DIY Starter Mix – Our Recipe

This general seed starting soil blend is great for most varieties of plants, from flowers to vegetables.


  • 8 parts coconut coir
  • 1 part perlite
  • 1 part vermiculite
  • Water

If the seeds you’re planting should have compost included in the mix, add 2 parts compost.

Note: If you’re not sure what a “part” is, this is simply a generic unit you convert to the amounts you require. In this case, we have 10 parts. If you need 10 cups of planting medium, then 1 part equals 1 cup. If you need 20 cups, then 1 part equals 2 cups.

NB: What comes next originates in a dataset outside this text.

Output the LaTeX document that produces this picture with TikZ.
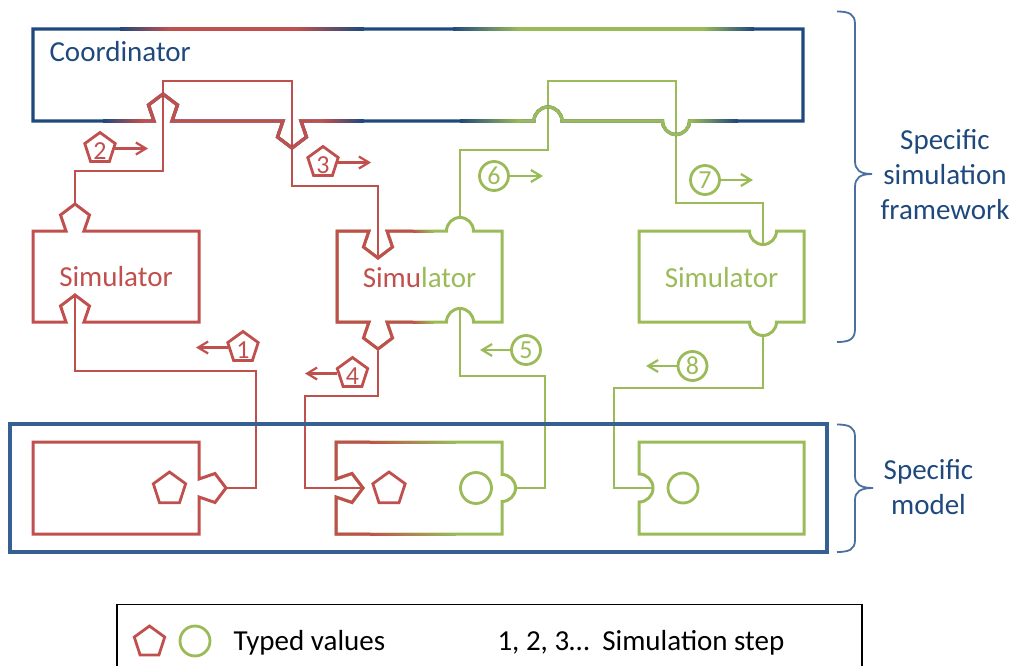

Step by Step How to Make Your Own DIY Starting Mix

  1. Choose a large container, ideally at least 1/3 larger than the total volume of medium you’re mixing. (A wheelbarrow or giant planter are good options.)
  2. Dump the ingredients into the container and, using your hands or hand cultivator to thoroughly mix the ingredients until combined evenly.
  3. Next, add some water. Add enough water to moisten but not soak the soil.
  4. Let the mix expand a bit – probably 5 to 10 minutes.
  5. Once the mix has expanded, portion out your mix to your seed starting pots as needed.

lettuce planted in soil

Better Growth With the Right Mix

For the best results possible, be sure to study up on the seeds you’re planning to grow. Most will benefit from the above recipe for a basic starting mix. Some may require some compost, as mentioned, but others will do best with an even simple starting medium like pre-moistened plain coconut coir. The right soil for seedlings can make all the difference in your gardening efforts.